TASK PROMPT. An exact copy of all the data is required, with pictures left out.

RECORDS TO PROCESS.

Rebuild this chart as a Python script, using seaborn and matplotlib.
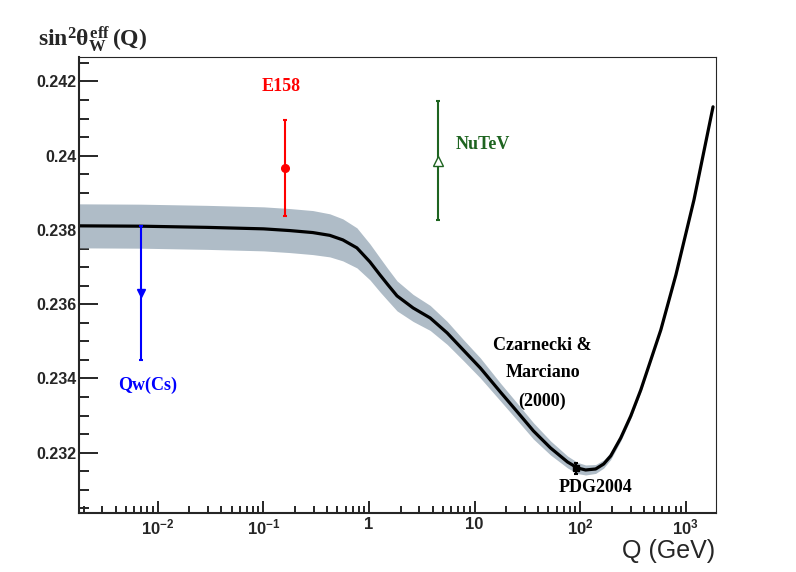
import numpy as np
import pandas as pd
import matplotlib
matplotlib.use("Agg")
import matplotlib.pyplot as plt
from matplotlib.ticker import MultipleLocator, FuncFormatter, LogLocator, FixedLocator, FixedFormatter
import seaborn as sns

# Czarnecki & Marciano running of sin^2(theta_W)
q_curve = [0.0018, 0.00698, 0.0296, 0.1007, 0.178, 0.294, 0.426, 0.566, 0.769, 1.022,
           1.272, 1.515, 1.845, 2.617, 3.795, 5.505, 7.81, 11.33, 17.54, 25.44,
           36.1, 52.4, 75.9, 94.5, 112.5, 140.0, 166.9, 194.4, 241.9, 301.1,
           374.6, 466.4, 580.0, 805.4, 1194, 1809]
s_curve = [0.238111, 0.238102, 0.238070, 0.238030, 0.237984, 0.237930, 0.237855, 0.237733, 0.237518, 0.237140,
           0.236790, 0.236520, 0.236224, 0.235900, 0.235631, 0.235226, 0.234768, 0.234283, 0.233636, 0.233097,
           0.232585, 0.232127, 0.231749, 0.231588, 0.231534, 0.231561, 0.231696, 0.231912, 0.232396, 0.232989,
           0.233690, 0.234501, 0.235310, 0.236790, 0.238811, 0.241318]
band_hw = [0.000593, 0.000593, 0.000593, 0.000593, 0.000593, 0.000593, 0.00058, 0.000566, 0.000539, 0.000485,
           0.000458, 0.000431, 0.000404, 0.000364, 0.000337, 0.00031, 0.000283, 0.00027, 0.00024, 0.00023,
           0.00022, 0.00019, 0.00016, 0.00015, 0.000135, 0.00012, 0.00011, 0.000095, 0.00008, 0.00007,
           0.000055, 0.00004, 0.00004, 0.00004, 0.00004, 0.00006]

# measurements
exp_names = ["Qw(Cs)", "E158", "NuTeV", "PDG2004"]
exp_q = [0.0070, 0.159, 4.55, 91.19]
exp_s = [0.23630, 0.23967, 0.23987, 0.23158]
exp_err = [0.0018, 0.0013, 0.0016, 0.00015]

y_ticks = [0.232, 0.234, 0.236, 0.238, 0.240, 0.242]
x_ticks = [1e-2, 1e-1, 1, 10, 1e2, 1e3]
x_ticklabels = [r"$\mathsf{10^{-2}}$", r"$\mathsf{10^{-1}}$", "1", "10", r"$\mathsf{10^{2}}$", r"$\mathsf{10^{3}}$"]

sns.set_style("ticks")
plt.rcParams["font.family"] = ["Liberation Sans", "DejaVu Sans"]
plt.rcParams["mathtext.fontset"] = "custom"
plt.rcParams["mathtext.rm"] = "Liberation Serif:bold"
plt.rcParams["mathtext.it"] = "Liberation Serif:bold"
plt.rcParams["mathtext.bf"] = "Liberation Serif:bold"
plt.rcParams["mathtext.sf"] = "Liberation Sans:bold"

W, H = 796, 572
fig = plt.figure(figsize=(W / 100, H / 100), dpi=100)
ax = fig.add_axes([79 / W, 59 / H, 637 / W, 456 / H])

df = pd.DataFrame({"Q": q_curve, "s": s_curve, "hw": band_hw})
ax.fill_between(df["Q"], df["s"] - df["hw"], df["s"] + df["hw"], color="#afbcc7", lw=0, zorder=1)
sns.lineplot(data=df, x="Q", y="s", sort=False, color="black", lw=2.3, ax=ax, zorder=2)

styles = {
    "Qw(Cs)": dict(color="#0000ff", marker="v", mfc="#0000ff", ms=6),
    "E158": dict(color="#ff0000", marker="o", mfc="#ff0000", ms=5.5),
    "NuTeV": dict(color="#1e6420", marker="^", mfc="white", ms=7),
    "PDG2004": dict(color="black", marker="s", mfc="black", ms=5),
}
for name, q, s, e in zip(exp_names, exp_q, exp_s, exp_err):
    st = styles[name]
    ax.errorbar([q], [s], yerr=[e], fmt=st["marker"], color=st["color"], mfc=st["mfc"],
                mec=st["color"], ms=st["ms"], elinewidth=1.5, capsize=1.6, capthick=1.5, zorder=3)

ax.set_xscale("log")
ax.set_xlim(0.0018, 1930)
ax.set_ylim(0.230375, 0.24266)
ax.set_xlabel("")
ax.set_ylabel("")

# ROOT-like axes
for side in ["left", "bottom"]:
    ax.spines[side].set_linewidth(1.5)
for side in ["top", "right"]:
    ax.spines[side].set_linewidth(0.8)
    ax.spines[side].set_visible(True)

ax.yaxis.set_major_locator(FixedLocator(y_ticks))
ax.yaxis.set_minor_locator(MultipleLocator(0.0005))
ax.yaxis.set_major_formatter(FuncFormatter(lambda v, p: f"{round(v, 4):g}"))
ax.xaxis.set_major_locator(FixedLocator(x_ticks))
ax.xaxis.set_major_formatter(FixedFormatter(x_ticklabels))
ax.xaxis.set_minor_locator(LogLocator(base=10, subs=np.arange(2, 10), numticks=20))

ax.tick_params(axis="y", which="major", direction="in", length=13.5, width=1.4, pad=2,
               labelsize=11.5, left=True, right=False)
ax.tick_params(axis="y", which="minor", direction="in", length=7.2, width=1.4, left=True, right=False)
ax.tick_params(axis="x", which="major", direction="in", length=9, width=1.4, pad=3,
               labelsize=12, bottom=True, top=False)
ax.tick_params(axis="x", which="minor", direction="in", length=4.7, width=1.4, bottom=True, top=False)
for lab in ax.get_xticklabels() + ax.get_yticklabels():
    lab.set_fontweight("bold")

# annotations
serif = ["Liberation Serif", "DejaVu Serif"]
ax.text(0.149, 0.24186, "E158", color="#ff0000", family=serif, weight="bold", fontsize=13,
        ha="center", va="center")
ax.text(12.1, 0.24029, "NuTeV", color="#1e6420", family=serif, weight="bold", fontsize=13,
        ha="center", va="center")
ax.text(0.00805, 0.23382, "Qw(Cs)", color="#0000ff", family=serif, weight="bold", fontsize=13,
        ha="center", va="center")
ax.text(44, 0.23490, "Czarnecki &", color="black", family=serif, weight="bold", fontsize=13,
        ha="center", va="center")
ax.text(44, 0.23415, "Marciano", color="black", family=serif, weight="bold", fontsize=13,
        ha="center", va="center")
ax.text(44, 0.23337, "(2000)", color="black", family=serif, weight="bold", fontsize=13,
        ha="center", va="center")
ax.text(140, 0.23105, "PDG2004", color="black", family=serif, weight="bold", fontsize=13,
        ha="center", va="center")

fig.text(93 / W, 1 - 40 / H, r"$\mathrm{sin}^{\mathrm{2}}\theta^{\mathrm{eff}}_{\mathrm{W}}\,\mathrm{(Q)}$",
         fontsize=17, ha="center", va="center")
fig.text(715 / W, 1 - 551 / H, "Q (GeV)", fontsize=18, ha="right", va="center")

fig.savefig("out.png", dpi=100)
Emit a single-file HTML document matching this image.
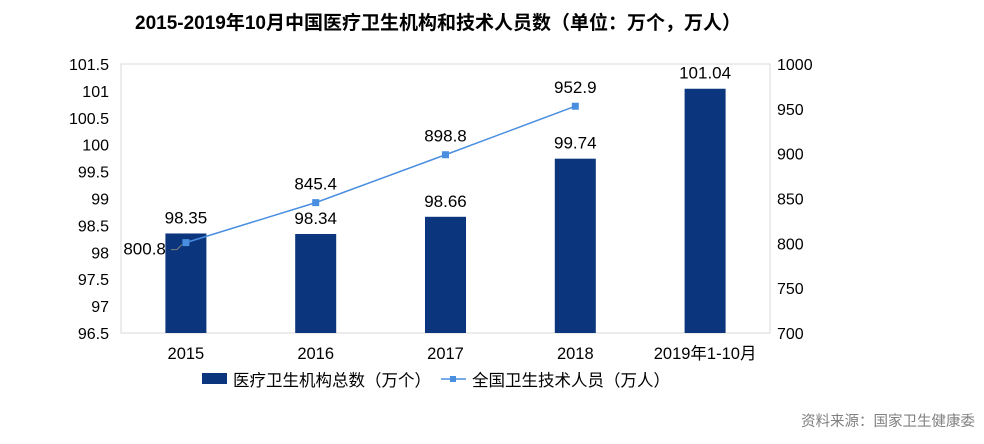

TASK ANSWER.
Rebuild this chart as a Python script, using seaborn and matplotlib.
import numpy as np
import pandas as pd
import matplotlib
matplotlib.use("Agg")
import matplotlib.pyplot as plt
from matplotlib.ticker import MultipleLocator, FuncFormatter, LogLocator, FixedLocator, FixedFormatter
import seaborn as sns

# Czarnecki & Marciano running of sin^2(theta_W)
q_curve = [0.0018, 0.00698, 0.0296, 0.1007, 0.178, 0.294, 0.426, 0.566, 0.769, 1.022,
           1.272, 1.515, 1.845, 2.617, 3.795, 5.505, 7.81, 11.33, 17.54, 25.44,
           36.1, 52.4, 75.9, 94.5, 112.5, 140.0, 166.9, 194.4, 241.9, 301.1,
           374.6, 466.4, 580.0, 805.4, 1194, 1809]
s_curve = [0.238111, 0.238102, 0.238070, 0.238030, 0.237984, 0.237930, 0.237855, 0.237733, 0.237518, 0.237140,
           0.236790, 0.236520, 0.236224, 0.235900, 0.235631, 0.235226, 0.234768, 0.234283, 0.233636, 0.233097,
           0.232585, 0.232127, 0.231749, 0.231588, 0.231534, 0.231561, 0.231696, 0.231912, 0.232396, 0.232989,
           0.233690, 0.234501, 0.235310, 0.236790, 0.238811, 0.241318]
band_hw = [0.000593, 0.000593, 0.000593, 0.000593, 0.000593, 0.000593, 0.00058, 0.000566, 0.000539, 0.000485,
           0.000458, 0.000431, 0.000404, 0.000364, 0.000337, 0.00031, 0.000283, 0.00027, 0.00024, 0.00023,
           0.00022, 0.00019, 0.00016, 0.00015, 0.000135, 0.00012, 0.00011, 0.000095, 0.00008, 0.00007,
           0.000055, 0.00004, 0.00004, 0.00004, 0.00004, 0.00006]

# measurements
exp_names = ["Qw(Cs)", "E158", "NuTeV", "PDG2004"]
exp_q = [0.0070, 0.159, 4.55, 91.19]
exp_s = [0.23630, 0.23967, 0.23987, 0.23158]
exp_err = [0.0018, 0.0013, 0.0016, 0.00015]

y_ticks = [0.232, 0.234, 0.236, 0.238, 0.240, 0.242]
x_ticks = [1e-2, 1e-1, 1, 10, 1e2, 1e3]
x_ticklabels = [r"$\mathsf{10^{-2}}$", r"$\mathsf{10^{-1}}$", "1", "10", r"$\mathsf{10^{2}}$", r"$\mathsf{10^{3}}$"]

sns.set_style("ticks")
plt.rcParams["font.family"] = ["Liberation Sans", "DejaVu Sans"]
plt.rcParams["mathtext.fontset"] = "custom"
plt.rcParams["mathtext.rm"] = "Liberation Serif:bold"
plt.rcParams["mathtext.it"] = "Liberation Serif:bold"
plt.rcParams["mathtext.bf"] = "Liberation Serif:bold"
plt.rcParams["mathtext.sf"] = "Liberation Sans:bold"

W, H = 796, 572
fig = plt.figure(figsize=(W / 100, H / 100), dpi=100)
ax = fig.add_axes([79 / W, 59 / H, 637 / W, 456 / H])

df = pd.DataFrame({"Q": q_curve, "s": s_curve, "hw": band_hw})
ax.fill_between(df["Q"], df["s"] - df["hw"], df["s"] + df["hw"], color="#afbcc7", lw=0, zorder=1)
sns.lineplot(data=df, x="Q", y="s", sort=False, color="black", lw=2.3, ax=ax, zorder=2)

styles = {
    "Qw(Cs)": dict(color="#0000ff", marker="v", mfc="#0000ff", ms=6),
    "E158": dict(color="#ff0000", marker="o", mfc="#ff0000", ms=5.5),
    "NuTeV": dict(color="#1e6420", marker="^", mfc="white", ms=7),
    "PDG2004": dict(color="black", marker="s", mfc="black", ms=5),
}
for name, q, s, e in zip(exp_names, exp_q, exp_s, exp_err):
    st = styles[name]
    ax.errorbar([q], [s], yerr=[e], fmt=st["marker"], color=st["color"], mfc=st["mfc"],
                mec=st["color"], ms=st["ms"], elinewidth=1.5, capsize=1.6, capthick=1.5, zorder=3)

ax.set_xscale("log")
ax.set_xlim(0.0018, 1930)
ax.set_ylim(0.230375, 0.24266)
ax.set_xlabel("")
ax.set_ylabel("")

# ROOT-like axes
for side in ["left", "bottom"]:
    ax.spines[side].set_linewidth(1.5)
for side in ["top", "right"]:
    ax.spines[side].set_linewidth(0.8)
    ax.spines[side].set_visible(True)

ax.yaxis.set_major_locator(FixedLocator(y_ticks))
ax.yaxis.set_minor_locator(MultipleLocator(0.0005))
ax.yaxis.set_major_formatter(FuncFormatter(lambda v, p: f"{round(v, 4):g}"))
ax.xaxis.set_major_locator(FixedLocator(x_ticks))
ax.xaxis.set_major_formatter(FixedFormatter(x_ticklabels))
ax.xaxis.set_minor_locator(LogLocator(base=10, subs=np.arange(2, 10), numticks=20))

ax.tick_params(axis="y", which="major", direction="in", length=13.5, width=1.4, pad=2,
               labelsize=11.5, left=True, right=False)
ax.tick_params(axis="y", which="minor", direction="in", length=7.2, width=1.4, left=True, right=False)
ax.tick_params(axis="x", which="major", direction="in", length=9, width=1.4, pad=3,
               labelsize=12, bottom=True, top=False)
ax.tick_params(axis="x", which="minor", direction="in", length=4.7, width=1.4, bottom=True, top=False)
for lab in ax.get_xticklabels() + ax.get_yticklabels():
    lab.set_fontweight("bold")

# annotations
serif = ["Liberation Serif", "DejaVu Serif"]
ax.text(0.149, 0.24186, "E158", color="#ff0000", family=serif, weight="bold", fontsize=13,
        ha="center", va="center")
ax.text(12.1, 0.24029, "NuTeV", color="#1e6420", family=serif, weight="bold", fontsize=13,
        ha="center", va="center")
ax.text(0.00805, 0.23382, "Qw(Cs)", color="#0000ff", family=serif, weight="bold", fontsize=13,
        ha="center", va="center")
ax.text(44, 0.23490, "Czarnecki &", color="black", family=serif, weight="bold", fontsize=13,
        ha="center", va="center")
ax.text(44, 0.23415, "Marciano", color="black", family=serif, weight="bold", fontsize=13,
        ha="center", va="center")
ax.text(44, 0.23337, "(2000)", color="black", family=serif, weight="bold", fontsize=13,
        ha="center", va="center")
ax.text(140, 0.23105, "PDG2004", color="black", family=serif, weight="bold", fontsize=13,
        ha="center", va="center")

fig.text(93 / W, 1 - 40 / H, r"$\mathrm{sin}^{\mathrm{2}}\theta^{\mathrm{eff}}_{\mathrm{W}}\,\mathrm{(Q)}$",
         fontsize=17, ha="center", va="center")
fig.text(715 / W, 1 - 551 / H, "Q (GeV)", fontsize=18, ha="right", va="center")

fig.savefig("out.png", dpi=100)
Emit a single-file HTML document matching this image.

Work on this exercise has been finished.